▶ [Exercise] Please return nothing but the lines between the line holding "Give me the" and the line holding "College Academic Senate", both ends included, without the pictures.

▶ [Dataset records]
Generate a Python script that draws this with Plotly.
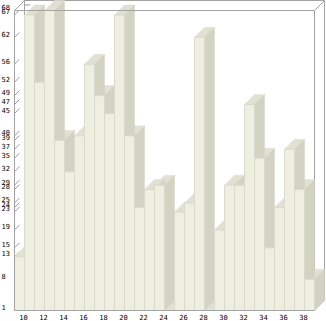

...

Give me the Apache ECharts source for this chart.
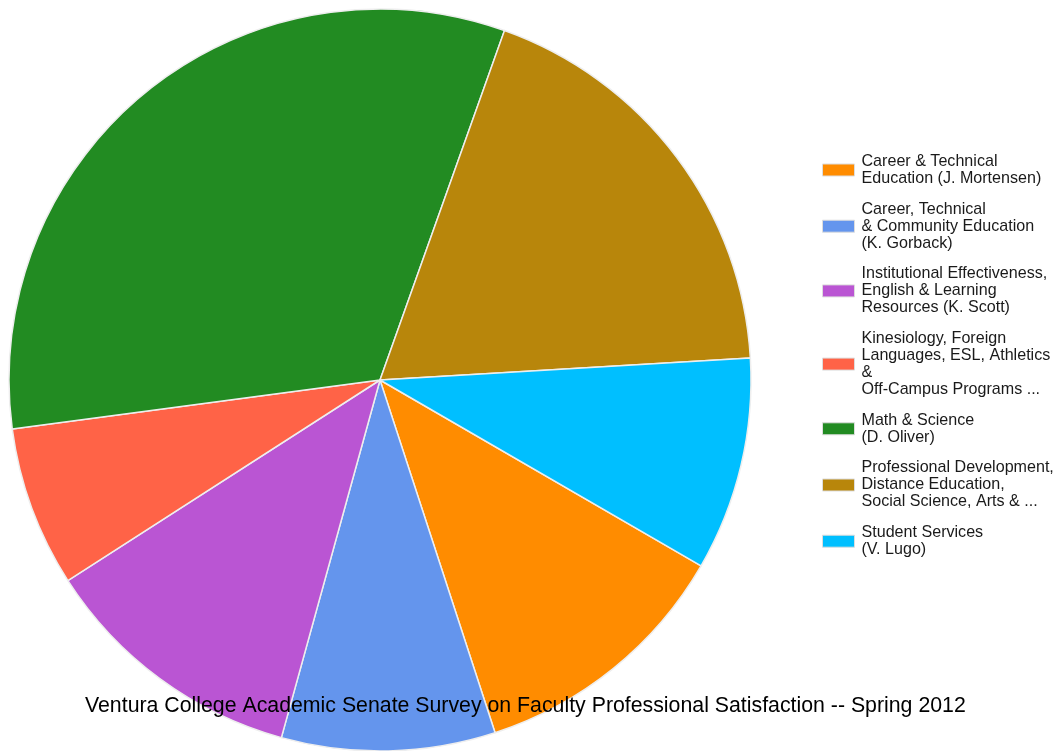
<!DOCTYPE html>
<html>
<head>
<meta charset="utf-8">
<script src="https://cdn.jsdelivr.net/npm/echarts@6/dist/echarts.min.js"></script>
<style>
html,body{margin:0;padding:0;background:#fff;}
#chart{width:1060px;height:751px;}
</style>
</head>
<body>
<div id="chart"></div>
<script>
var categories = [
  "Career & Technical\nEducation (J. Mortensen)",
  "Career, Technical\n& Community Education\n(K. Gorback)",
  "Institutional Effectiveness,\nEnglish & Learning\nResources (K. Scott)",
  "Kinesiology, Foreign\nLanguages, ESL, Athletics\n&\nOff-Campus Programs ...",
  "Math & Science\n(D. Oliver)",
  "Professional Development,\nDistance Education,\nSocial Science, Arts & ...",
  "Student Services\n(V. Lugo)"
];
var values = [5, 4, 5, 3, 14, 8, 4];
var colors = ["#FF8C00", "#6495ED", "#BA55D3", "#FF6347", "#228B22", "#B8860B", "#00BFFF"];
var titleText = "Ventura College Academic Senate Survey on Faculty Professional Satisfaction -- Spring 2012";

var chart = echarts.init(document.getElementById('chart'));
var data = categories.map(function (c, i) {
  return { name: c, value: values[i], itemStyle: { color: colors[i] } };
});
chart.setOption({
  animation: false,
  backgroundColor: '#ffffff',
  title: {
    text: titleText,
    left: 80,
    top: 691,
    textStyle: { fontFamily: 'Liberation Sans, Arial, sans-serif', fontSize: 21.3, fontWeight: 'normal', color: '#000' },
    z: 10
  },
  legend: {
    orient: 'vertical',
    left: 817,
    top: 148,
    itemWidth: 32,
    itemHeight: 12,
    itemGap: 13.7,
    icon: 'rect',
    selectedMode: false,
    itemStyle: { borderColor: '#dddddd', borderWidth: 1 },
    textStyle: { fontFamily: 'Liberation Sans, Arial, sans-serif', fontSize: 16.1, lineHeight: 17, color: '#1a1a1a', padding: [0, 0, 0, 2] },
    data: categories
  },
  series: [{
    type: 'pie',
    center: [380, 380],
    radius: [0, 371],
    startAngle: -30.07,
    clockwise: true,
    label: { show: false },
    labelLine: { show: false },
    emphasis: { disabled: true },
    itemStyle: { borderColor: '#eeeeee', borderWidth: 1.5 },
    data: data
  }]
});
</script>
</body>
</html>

▶ [Result for this exercise]
Give me the Apache ECharts source for this chart.
<!DOCTYPE html>
<html>
<head>
<meta charset="utf-8">
<script src="https://cdn.jsdelivr.net/npm/echarts@6/dist/echarts.min.js"></script>
<style>
html,body{margin:0;padding:0;background:#fff;}
#chart{width:1060px;height:751px;}
</style>
</head>
<body>
<div id="chart"></div>
<script>
var categories = [
  "Career & Technical\nEducation (J. Mortensen)",
  "Career, Technical\n& Community Education\n(K. Gorback)",
  "Institutional Effectiveness,\nEnglish & Learning\nResources (K. Scott)",
  "Kinesiology, Foreign\nLanguages, ESL, Athletics\n&\nOff-Campus Programs ...",
  "Math & Science\n(D. Oliver)",
  "Professional Development,\nDistance Education,\nSocial Science, Arts & ...",
  "Student Services\n(V. Lugo)"
];
var values = [5, 4, 5, 3, 14, 8, 4];
var colors = ["#FF8C00", "#6495ED", "#BA55D3", "#FF6347", "#228B22", "#B8860B", "#00BFFF"];
var titleText = "Ventura College Academic Senate Survey on Faculty Professional Satisfaction -- Spring 2012";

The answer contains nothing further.